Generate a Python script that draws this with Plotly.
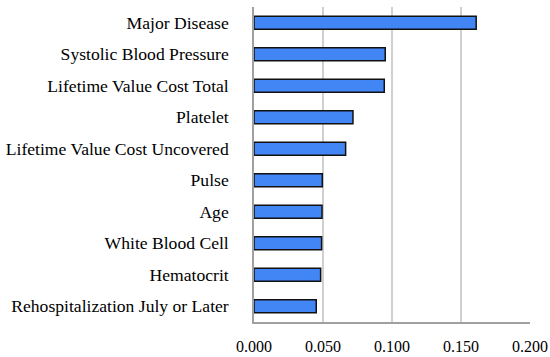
import plotly.graph_objects as go

categories = ["Major Disease", "Systolic Blood Pressure", "Lifetime Value Cost Total",
              "Platelet", "Lifetime Value Cost Uncovered", "Pulse", "Age",
              "White Blood Cell", "Hematocrit", "Rehospitalization July or Later"]
values = [0.161, 0.0951, 0.0944, 0.0717, 0.0664, 0.0495, 0.0493, 0.0490, 0.0483, 0.0451]
tick_vals = [0, 0.05, 0.1, 0.15, 0.2]
tick_text = ["0.000", "0.050", "0.100", "0.150", "0.200"]

FONT = "Liberation Serif"

fig = go.Figure(go.Bar(
    y=categories, x=values, orientation="h",
    marker=dict(color="#4285F4", line=dict(color="#111111", width=1.5)),
    width=0.41,
))
fig.update_layout(
    width=550, height=357,
    margin=dict(l=254, r=20, t=7, b=35, autoexpand=False),
    plot_bgcolor="white", paper_bgcolor="white",
    font=dict(family=FONT, size=16, color="#000000"),
    showlegend=False,
)
fig.update_xaxes(range=[0, 0.2], tickvals=tick_vals, ticktext=tick_text,
                 showgrid=True, gridcolor="#D0D0D0", gridwidth=1.5,
                 showline=True, linecolor="#A0A0A0", linewidth=1.5,
                 zeroline=False, ticks="", ticklabelstandoff=9, automargin=False,
                 tickfont=dict(family=FONT, size=16))
fig.update_yaxes(autorange="reversed", showline=True, linecolor="#A0A0A0", linewidth=1.5,
                 showgrid=False, ticks="", ticklabelstandoff=20, automargin=False,
                 tickfont=dict(family=FONT, size=17.6))
fig.write_html("out.html", config={"displayModeBar": False},
               post_script="document.body.style.margin='0';document.body.style.overflow='hidden';")
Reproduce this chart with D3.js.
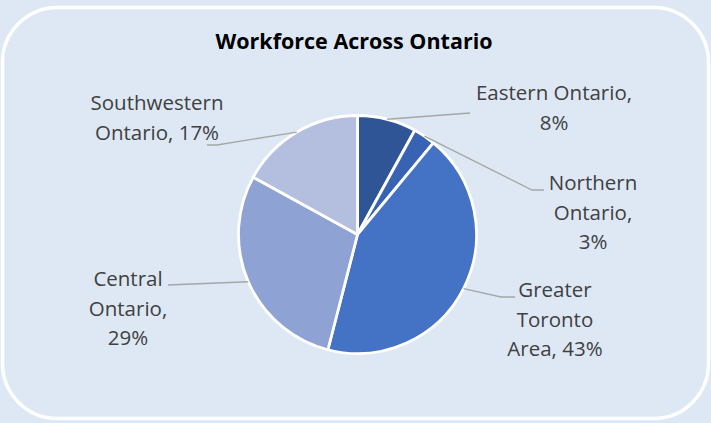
<!DOCTYPE html>
<html lang="en">
<head>
    <meta charset="UTF-8">
    <title>Workforce Across Ontario</title>
    <script src="https://d3js.org/d3.v7.min.js"></script>
    <style>
        html, body {
            margin: 0;
            padding: 0;
            background: #dee8f5;
        }
        body {
            font-family: "Open Sans", Arial, sans-serif;
        }
    </style>
</head>
<body>
    <div id="chart"></div>
    <script>
        // data
        const categories = ["Eastern Ontario", "Northern Ontario", "Greater Toronto Area", "Central Ontario", "Southwestern Ontario"];
        const shares = [8, 3, 43, 29, 17];
        const colors = ["#2f5597", "#3862b2", "#4472c4", "#8fa2d4", "#b4bfe0"];

        // label placement (words per line, anchor, leader elbow points)
        const labelLayout = [
            { wrap: [2, 1], x: 554, y: 100, leader: [[470, 113]] },
            { wrap: [1, 1, 1], x: 593, y: 190, leader: [[532, 190], [544, 190]] },
            { wrap: [1, 1, 2], x: 555, y: 297, leader: [[501, 297], [515, 297]] },
            { wrap: [1, 1, 1], x: 128, y: 286, leader: [[168, 285]] },
            { wrap: [1, 2], x: 157, y: 110, leader: [[217, 145], [207, 145]] }
        ];

        const width = 711, height = 423;
        const cx = 357.5, cy = 234.5, radius = 119;
        const lineHeight = 29.5;

        const svg = d3.select("#chart")
            .append("svg")
            .attr("width", width)
            .attr("height", height);

        svg.append("rect")
            .attr("x", 2.5)
            .attr("y", 7.5)
            .attr("width", 706)
            .attr("height", 411)
            .attr("rx", 55)
            .attr("fill", "#dee8f5")
            .attr("stroke", "#ffffff")
            .attr("stroke-width", 3.5);

        svg.append("text")
            .attr("x", 354)
            .attr("y", 49)
            .attr("text-anchor", "middle")
            .attr("font-weight", "bold")
            .attr("font-size", 21.5)
            .attr("fill", "#000")
            .text("Workforce Across Ontario");

        const data = categories.map((c, i) => ({ name: c, value: shares[i], color: colors[i], layout: labelLayout[i] }));

        const pie = d3.pie().sort(null).value(d => d.value);
        const arcs = pie(data);

        const arc = d3.arc().innerRadius(0).outerRadius(radius);
        const edgeArc = d3.arc().innerRadius(radius).outerRadius(radius);

        const g = svg.append("g").attr("transform", `translate(${cx},${cy})`);

        g.selectAll("path.slice")
            .data(arcs)
            .enter()
            .append("path")
            .attr("class", "slice")
            .attr("d", arc)
            .attr("fill", d => d.data.color)
            .attr("stroke", "#ffffff")
            .attr("stroke-width", 2.8)
            .attr("stroke-linejoin", "round");

        // leader lines from the slice edge to the labels
        svg.selectAll("polyline.leader")
            .data(arcs)
            .enter()
            .append("polyline")
            .attr("class", "leader")
            .attr("points", d => {
                const [ex, ey] = edgeArc.centroid(d);
                return [[cx + ex, cy + ey]].concat(d.data.layout.leader).map(p => p.join(",")).join(" ");
            })
            .attr("fill", "none")
            .attr("stroke", "#a6a6a6")
            .attr("stroke-width", 1.3);

        // labels: "Name, NN%" wrapped into lines
        arcs.forEach(d => {
            const words = `${d.data.name}, ${d.data.value}%`.split(" ");
            const lines = [];
            let k = 0;
            d.data.layout.wrap.forEach(n => {
                lines.push(words.slice(k, k + n).join(" "));
                k += n;
            });
            const t = svg.append("text")
                .attr("text-anchor", "middle")
                .attr("font-size", 20.5)
                .attr("fill", "#404040");
            lines.forEach((ln, i) => {
                t.append("tspan")
                    .attr("x", d.data.layout.x)
                    .attr("y", d.data.layout.y + i * lineHeight)
                    .text(ln);
            });
        });
    </script>
</body>
</html>
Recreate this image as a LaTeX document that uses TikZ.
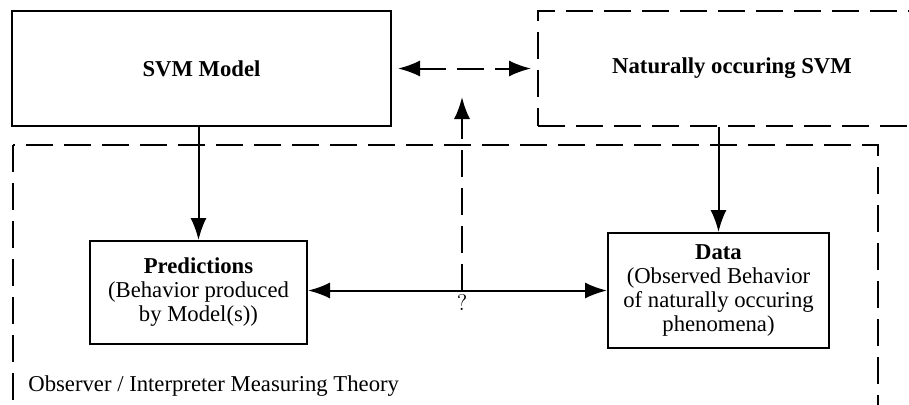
\documentclass[tikz,border=0pt]{standalone}
\usepackage{fontspec}
\setmainfont{Liberation Serif}
\usetikzlibrary{arrows.meta,calc}
\begin{document}
\begin{tikzpicture}[x=0.5pt,y=-0.5pt,
  every node/.style={font=\fontsize{11.35}{12}\selectfont},
  solidbox/.style={draw,line width=1pt,inner sep=0pt,align=center},
  dashbox/.style={draw,line width=1pt,dash pattern=on 13.5pt off 5.5pt,inner sep=0pt,align=center},
  arr/.style={line width=1pt,-{Latex[length=11pt,width=8pt]}},
  darr/.style={line width=1pt,{Latex[length=11pt,width=8pt]}-{Latex[length=11pt,width=8pt]}},
  dsh/.style={dash pattern=on 13.5pt off 5.5pt}
]
\useasboundingbox (0,0) rectangle (909,404);
% outer dashed theory box
\draw[line width=1pt,dsh] (13,145) rectangle (878,440);
\node[anchor=base west,inner sep=0pt] (obs) at (28,391) {Observer / Interpreter Measuring Theory};
% top boxes
\node[solidbox,minimum width=189.5pt,minimum height=57.5pt] (svm) at (201.5,68.5) {\textbf{SVM Model}};
\node[dashbox,minimum width=194pt,minimum height=57.5pt] (nat) at (732,68.5) {\textbf{Naturally occuring SVM}};
% lower boxes
\node[solidbox,minimum width=108.5pt,minimum height=51.5pt] (pred) at (198.5,292.5)
  {\textbf{Predictions}\\(Behavior produced\\by Model(s))\rule[-3pt]{0pt}{0pt}};
\node[solidbox,minimum width=110.5pt,minimum height=57.5pt] (data) at (718.5,290.5)
  {\textbf{Data}\\(Observed Behavior\\of naturally occuring\\phenomena)\rule[-2pt]{0pt}{0pt}};
% connectors
\draw[arr] (pred.north |- svm.south) -- (pred.north);
\draw[arr] (data.north |- nat.south) -- (data.north);
\draw[darr] (pred.east |- data.west) -- (data.west);
\draw[darr,dsh,shorten <=3pt,shorten >=3pt] (svm.east) -- (nat.west);
\coordinate (q) at (462,290.5);
\coordinate (qtop) at (462,97);
\draw[arr,dsh] (q) -- (qtop);
\node[anchor=north,inner sep=1pt,yshift=-1pt] (qm) at (q) {\usefont{TU}{lmr}{m}{n}\fontsize{11.35}{12}\selectfont ?};
\end{tikzpicture}
\end{document}
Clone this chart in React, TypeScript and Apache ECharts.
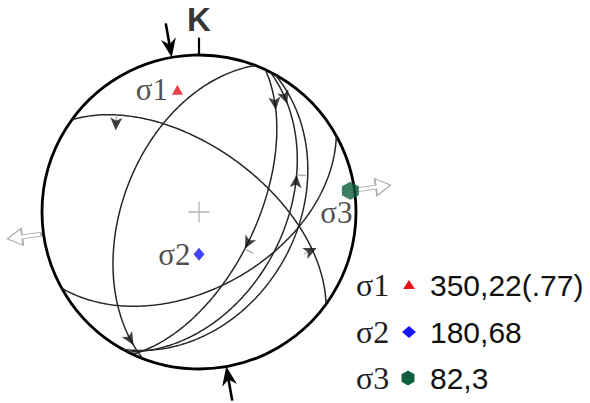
import React, { useEffect, useRef } from 'react';
import * as echarts from 'echarts';

// ---- data ----
const sigmaNames = ['σ1', 'σ2', 'σ3'];
const sigmaTrend = [350, 180, 82];
const sigmaPlunge = [22, 68, 3];
const stressRatio = '.77';
const sigmaColors = ['#e5121c', '#1414ff', '#0c5f3d'];

// fault planes (dip direction, dip)
const planeDipDir = [36, 291, 151, 115, 117, 119];
const planeDip = [57, 50, 50, 60, 45, 38];

// slip markers on planes
const slipPlane = [0, 0, 1, 3, 3, 4, 4];
const slipPos = [24, 150, 8, 23, 97, 17, 52];
const slipTurn = [90, -90, 180, 0, 0, 0, 180];
const slipOffset = [0.1, 0.03, 0, 0, 0, 0, 0];
const slipTickLen = [0.07, 0.06, 0, 0, 0.06, 0, 0.06];
const slipTickTurn = [90, 90, 0, 0, -90, 0, -90];

// ---- geometry helpers ----
const D2R = Math.PI / 180;
const norm = (a: number) => ((a % 360) + 360) % 360;
function linePolar(trend: number, plunge: number): [number, number] {
  return [Math.SQRT2 * Math.sin(((90 - plunge) / 2) * D2R), norm(trend)];
}
function planeLine(dd: number, dip: number, t: number): [number, number] {
  const st = (dd - 90) * D2R, ddr = dd * D2R, dr = dip * D2R, tr = t * D2R;
  const s = [Math.sin(st), Math.cos(st), 0];
  const d = [Math.sin(ddr) * Math.cos(dr), Math.cos(ddr) * Math.cos(dr), Math.sin(dr)];
  const v = s.map((si, i) => Math.cos(tr) * si + Math.sin(tr) * d[i]);
  const pl = Math.asin(Math.max(-1, Math.min(1, v[2]))) / D2R;
  const tr2 = Math.atan2(v[0], v[1]) / D2R;
  return linePolar(tr2, Math.max(0, pl));
}
const toXY = (p: [number, number]) => [p[0] * Math.sin(p[1] * D2R), p[0] * Math.cos(p[1] * D2R)];
const fromXY = (x: number, y: number): [number, number] => [Math.hypot(x, y), norm(Math.atan2(x, y) / D2R)];
const move = (p: [number, number], az: number, dist: number): [number, number] => {
  const [x, y] = toXY(p);
  return fromXY(x + dist * Math.sin(az * D2R), y + dist * Math.cos(az * D2R));
};

const R = 157;
const CX = 199;
const CY = 212;

const hexPath = 'path://M10,0 L18.66,5 L18.66,15 L10,20 L1.34,15 L1.34,5 Z';
const hollowArrow = 'path://M9,0 L18,15 L11,15 L11,34 L7,34 L7,15 L0,15 Z';
const crossPath = 'path://M9.4,0 h1.2 v9.4 h9.4 v1.2 h-9.4 v9.4 h-1.2 v-9.4 h-9.4 v-1.2 h9.4 z';

function buildOption() {
  const series: any[] = [];
  planeDipDir.forEach((dd, i) => {
    series.push({
      type: 'line', coordinateSystem: 'polar', silent: true, clip: false,
      showSymbol: false, symbol: 'none', z: 2,
      lineStyle: { color: '#262626', width: 1.5 },
      data: Array.from({ length: 181 }, (_, t) => planeLine(dd, planeDip[i], t)),
    });
  });

  const slipData: any[] = [];
  slipPlane.forEach((pi, k) => {
    const dd = planeDipDir[pi], dip = planeDip[pi], t = slipPos[k];
    const a = planeLine(dd, dip, t);
    const p0 = toXY(planeLine(dd, dip, t - 0.5));
    const p1 = toXY(planeLine(dd, dip, t + 0.5));
    const tan = Math.atan2(p1[0] - p0[0], p1[1] - p0[1]) / D2R;
    const dir = tan + slipTurn[k];
    slipData.push({ value: move(a, dir, slipOffset[k]), symbolRotate: -dir });
    if (slipTickLen[k] > 0) {
      series.push({
        type: 'line', coordinateSystem: 'polar', silent: true, clip: false,
        showSymbol: false, symbol: 'none', z: 3,
        lineStyle: { color: '#a8a8a8', width: 1.2 },
        data: [a, move(a, tan + slipTickTurn[k], slipTickLen[k])],
      });
    }
  });
  series.push({
    type: 'scatter', coordinateSystem: 'polar', silent: true, clip: false, z: 5,
    symbol: 'arrow', symbolSize: [9, 13], itemStyle: { color: '#111' },
    data: slipData,
  });

  // compression arrows (sigma1) and north tick, drawn with a custom series
  const compAz = [sigmaTrend[0], norm(sigmaTrend[0] + 180)];
  series.push({
    type: 'custom', coordinateSystem: 'polar', silent: true, clip: false, z: 6,
    data: compAz.map((az) => [1.0, az]),
    renderItem: (params: any, api: any) => {
      const r = api.value(0);
      const az = api.value(1);
      const tip = api.coord([r, az]);
      const tail = api.coord([r + 0.22, az]);
      const L = Math.hypot(tail[0] - tip[0], tail[1] - tip[1]);
      const ux = (tail[0] - tip[0]) / L, uy = (tail[1] - tip[1]) / L;
      const nx = -uy, ny = ux;
      const hl = 19, hw = 7.5, notch = 13;
      return {
        type: 'group',
        children: [
          {
            type: 'line',
            shape: { x1: tip[0] + ux * notch, y1: tip[1] + uy * notch, x2: tail[0], y2: tail[1] },
            style: { stroke: '#000', lineWidth: 2.6 },
          },
          {
            type: 'polygon',
            shape: {
              points: [
                [tip[0], tip[1]],
                [tip[0] + ux * hl + nx * hw, tip[1] + uy * hl + ny * hw],
                [tip[0] + ux * notch, tip[1] + uy * notch],
                [tip[0] + ux * hl - nx * hw, tip[1] + uy * hl - ny * hw],
              ],
            },
            style: { fill: '#000' },
          },
        ],
      };
    },
  });
  series.push({
    type: 'custom', coordinateSystem: 'polar', silent: true, clip: false, z: 6,
    data: [[1.0, 0]],
    renderItem: (params: any, api: any) => {
      const a = api.coord([api.value(0), api.value(1)]);
      const b = api.coord([api.value(0) + 0.11, api.value(1)]);
      return {
        type: 'line',
        shape: { x1: a[0], y1: a[1], x2: b[0], y2: b[1] },
        style: { stroke: '#000', lineWidth: 2.2 },
      };
    },
  });

  // extension arrows (sigma3)
  series.push({
    type: 'scatter', coordinateSystem: 'polar', silent: true, clip: false, z: 6,
    symbol: hollowArrow, symbolSize: [17, 34],
    itemStyle: { color: '#fff', borderColor: '#9a9a9a', borderWidth: 1.3 },
    data: [sigmaTrend[2], norm(sigmaTrend[2] + 180)].map((az) => ({
      value: [1.125, az], symbolRotate: -az,
    })),
  });

  // centre cross
  series.push({
    type: 'scatter', coordinateSystem: 'polar', silent: true, clip: false, z: 1,
    symbol: crossPath, symbolSize: 21, itemStyle: { color: '#a0a0a0' },
    data: [[0, 0]],
  });

  // K label
  series.push({
    type: 'scatter', coordinateSystem: 'polar', silent: true, clip: false, z: 6,
    symbolSize: 1, itemStyle: { color: 'rgba(0,0,0,0)' },
    label: {
      show: true, position: 'top', distance: 1, formatter: 'K',
      fontSize: 33, fontWeight: 'bold', fontFamily: 'Liberation Sans', color: '#000',
    },
    data: [[1.11, 0]],
  });

  // stress axes
  const symbols = ['triangle', 'diamond', hexPath];
  const sizes = [[11, 10], [11, 13], [17, 18]];
  const labelPos: any[] = [
    { position: 'left', distance: 4 },
    { position: 'left', distance: 3 },
    { position: 'bottom', distance: 0, offset: [-14, -3] },
  ];
  series.push({
    type: 'scatter', coordinateSystem: 'polar', silent: true, clip: false, z: 8,
    data: sigmaNames.map((n, i) => ({
      name: n,
      value: linePolar(sigmaTrend[i], sigmaPlunge[i]),
      symbol: symbols[i],
      symbolSize: sizes[i],
      itemStyle: { color: sigmaColors[i] },
      label: {
        show: true, formatter: n, fontSize: 31, fontFamily: 'Liberation Serif',
        color: '#1e1e1e', ...labelPos[i],
      },
    })),
  });

  // legend (graphic)
  const rowY = [285, 332, 378];
  const mx = 409;
  const graphic: any[] = [];
  sigmaNames.forEach((n, i) => {
    const y = rowY[i];
    graphic.push({
      type: 'text', x: 356, y: y, z: 10,
      style: {
        text: n, font: '32px "Liberation Serif"', fill: '#1e1e1e',
        textVerticalAlign: 'middle', verticalAlign: 'middle',
      },
    });
    let pts: number[][] = [];
    if (i === 0) pts = [[mx, y - 5], [mx + 6, y + 4], [mx - 6, y + 4]];
    if (i === 1) pts = [[mx, y - 6], [mx + 7, y], [mx, y + 6], [mx - 7, y]];
    if (i === 2) {
      for (let k = 0; k < 6; k++) {
        const a = (k * 60) * D2R;
        pts.push([mx - 1 + 7.5 * Math.sin(a), y - 7.5 * Math.cos(a)]);
      }
    }
    graphic.push({
      type: 'polygon', z: 10, shape: { points: pts },
      style: { fill: sigmaColors[i] },
    });
    const val = `${sigmaTrend[i]},${sigmaPlunge[i]}` + (i === 0 ? `(${stressRatio})` : '');
    graphic.push({
      type: 'text', x: 430, y: y, z: 10,
      style: {
        text: val, font: '30px "Liberation Sans"', fill: '#111',
        textVerticalAlign: 'middle', verticalAlign: 'middle',
      },
    });
  });

  return {
    animation: false,
    backgroundColor: '#fff',
    polar: { center: [CX, CY], radius: R },
    angleAxis: {
      type: 'value', min: 0, max: 360, startAngle: 90, clockwise: true,
      axisLine: { show: true, lineStyle: { color: '#000', width: 2.8 } },
      axisTick: { show: false }, axisLabel: { show: false },
      splitLine: { show: false }, splitArea: { show: false },
    },
    radiusAxis: {
      type: 'value', min: 0, max: 1, show: false,
      axisLine: { show: false }, axisTick: { show: false }, axisLabel: { show: false },
      splitLine: { show: false }, splitArea: { show: false },
    },
    series,
    graphic,
  };
}

export default function App() {
  const ref = useRef<HTMLDivElement>(null);
  useEffect(() => {
    if (!ref.current) return;
    const chart = echarts.init(ref.current, undefined, { renderer: 'svg' });
    chart.setOption(buildOption() as any);
    return () => chart.dispose();
  }, []);
  return (
    <div
      ref={ref}
      style={{ position: 'fixed', left: 0, top: 0, width: 590, height: 403, background: '#fff' }}
    />
  );
}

══════════

### [Exercise description]
Begin at the first line of the records and please reproduce every line exactly through the one containing "import plotly.graph_objects as go", leaving all pictures out.

### [Task answer]
Generate a Python script that draws this with Plotly.
import plotly.graph_objects as go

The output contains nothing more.